TASK OBJECTIVE: Copy each line exactly.
════════════════
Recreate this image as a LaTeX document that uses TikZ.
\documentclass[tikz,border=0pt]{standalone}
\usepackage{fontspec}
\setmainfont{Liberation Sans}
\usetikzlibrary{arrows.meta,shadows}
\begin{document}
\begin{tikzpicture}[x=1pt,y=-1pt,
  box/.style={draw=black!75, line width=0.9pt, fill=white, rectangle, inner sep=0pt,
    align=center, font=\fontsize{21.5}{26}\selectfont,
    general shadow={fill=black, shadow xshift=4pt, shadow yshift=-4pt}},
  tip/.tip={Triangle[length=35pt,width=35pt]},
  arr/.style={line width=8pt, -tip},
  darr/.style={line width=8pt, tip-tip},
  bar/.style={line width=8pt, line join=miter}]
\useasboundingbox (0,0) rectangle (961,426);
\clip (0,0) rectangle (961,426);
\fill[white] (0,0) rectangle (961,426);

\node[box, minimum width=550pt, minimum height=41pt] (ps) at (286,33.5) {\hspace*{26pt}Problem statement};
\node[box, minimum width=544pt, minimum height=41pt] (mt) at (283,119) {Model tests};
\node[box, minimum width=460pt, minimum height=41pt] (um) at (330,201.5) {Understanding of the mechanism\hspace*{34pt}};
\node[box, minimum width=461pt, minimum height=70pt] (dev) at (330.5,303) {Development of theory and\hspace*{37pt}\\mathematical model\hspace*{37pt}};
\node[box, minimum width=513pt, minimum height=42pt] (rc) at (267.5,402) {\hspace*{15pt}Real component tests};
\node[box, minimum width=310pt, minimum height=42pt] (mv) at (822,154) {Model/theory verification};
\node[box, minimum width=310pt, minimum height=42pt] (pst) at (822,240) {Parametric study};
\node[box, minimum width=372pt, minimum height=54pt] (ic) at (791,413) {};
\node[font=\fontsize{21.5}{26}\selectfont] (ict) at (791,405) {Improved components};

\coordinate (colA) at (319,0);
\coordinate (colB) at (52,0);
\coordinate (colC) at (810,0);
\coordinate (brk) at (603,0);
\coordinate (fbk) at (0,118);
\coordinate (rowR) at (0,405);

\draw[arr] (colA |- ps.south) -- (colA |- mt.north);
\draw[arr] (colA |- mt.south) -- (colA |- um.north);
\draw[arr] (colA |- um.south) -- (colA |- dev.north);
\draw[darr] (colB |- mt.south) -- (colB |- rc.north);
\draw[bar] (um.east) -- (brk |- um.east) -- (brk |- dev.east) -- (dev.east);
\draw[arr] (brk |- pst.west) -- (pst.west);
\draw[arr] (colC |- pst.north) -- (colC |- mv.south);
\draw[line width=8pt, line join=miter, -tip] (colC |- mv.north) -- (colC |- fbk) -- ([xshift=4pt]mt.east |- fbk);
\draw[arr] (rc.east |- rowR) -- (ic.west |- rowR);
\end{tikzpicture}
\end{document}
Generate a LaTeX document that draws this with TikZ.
════════════════
WRITTEN SOLUTION:
Recreate this image as a LaTeX document that uses TikZ.
\documentclass[tikz,border=0pt]{standalone}
\usepackage{fontspec}
\setmainfont{Liberation Sans}
\usetikzlibrary{arrows.meta,shadows}
\begin{document}
\begin{tikzpicture}[x=1pt,y=-1pt,
  box/.style={draw=black!75, line width=0.9pt, fill=white, rectangle, inner sep=0pt,
    align=center, font=\fontsize{21.5}{26}\selectfont,
    general shadow={fill=black, shadow xshift=4pt, shadow yshift=-4pt}},
  tip/.tip={Triangle[length=35pt,width=35pt]},
  arr/.style={line width=8pt, -tip},
  darr/.style={line width=8pt, tip-tip},
  bar/.style={line width=8pt, line join=miter}]
\useasboundingbox (0,0) rectangle (961,426);
\clip (0,0) rectangle (961,426);
\fill[white] (0,0) rectangle (961,426);

\node[box, minimum width=550pt, minimum height=41pt] (ps) at (286,33.5) {\hspace*{26pt}Problem statement};
\node[box, minimum width=544pt, minimum height=41pt] (mt) at (283,119) {Model tests};
\node[box, minimum width=460pt, minimum height=41pt] (um) at (330,201.5) {Understanding of the mechanism\hspace*{34pt}};
\node[box, minimum width=461pt, minimum height=70pt] (dev) at (330.5,303) {Development of theory and\hspace*{37pt}\\mathematical model\hspace*{37pt}};
\node[box, minimum width=513pt, minimum height=42pt] (rc) at (267.5,402) {\hspace*{15pt}Real component tests};
\node[box, minimum width=310pt, minimum height=42pt] (mv) at (822,154) {Model/theory verification};
\node[box, minimum width=310pt, minimum height=42pt] (pst) at (822,240) {Parametric study};
\node[box, minimum width=372pt, minimum height=54pt] (ic) at (791,413) {};
\node[font=\fontsize{21.5}{26}\selectfont] (ict) at (791,405) {Improved components};

\coordinate (colA) at (319,0);
\coordinate (colB) at (52,0);
\coordinate (colC) at (810,0);
\coordinate (brk) at (603,0);
\coordinate (fbk) at (0,118);
\coordinate (rowR) at (0,405);

\draw[arr] (colA |- ps.south) -- (colA |- mt.north);
\draw[arr] (colA |- mt.south) -- (colA |- um.north);
\draw[arr] (colA |- um.south) -- (colA |- dev.north);
\draw[darr] (colB |- mt.south) -- (colB |- rc.north);
\draw[bar] (um.east) -- (brk |- um.east) -- (brk |- dev.east) -- (dev.east);
\draw[arr] (brk |- pst.west) -- (pst.west);
\draw[arr] (colC |- pst.north) -- (colC |- mv.south);
\draw[line width=8pt, line join=miter, -tip] (colC |- mv.north) -- (colC |- fbk) -- ([xshift=4pt]mt.east |- fbk);
\draw[arr] (rc.east |- rowR) -- (ic.west |- rowR);
\end{tikzpicture}
\end{document}
Generate a LaTeX document that draws this with TikZ.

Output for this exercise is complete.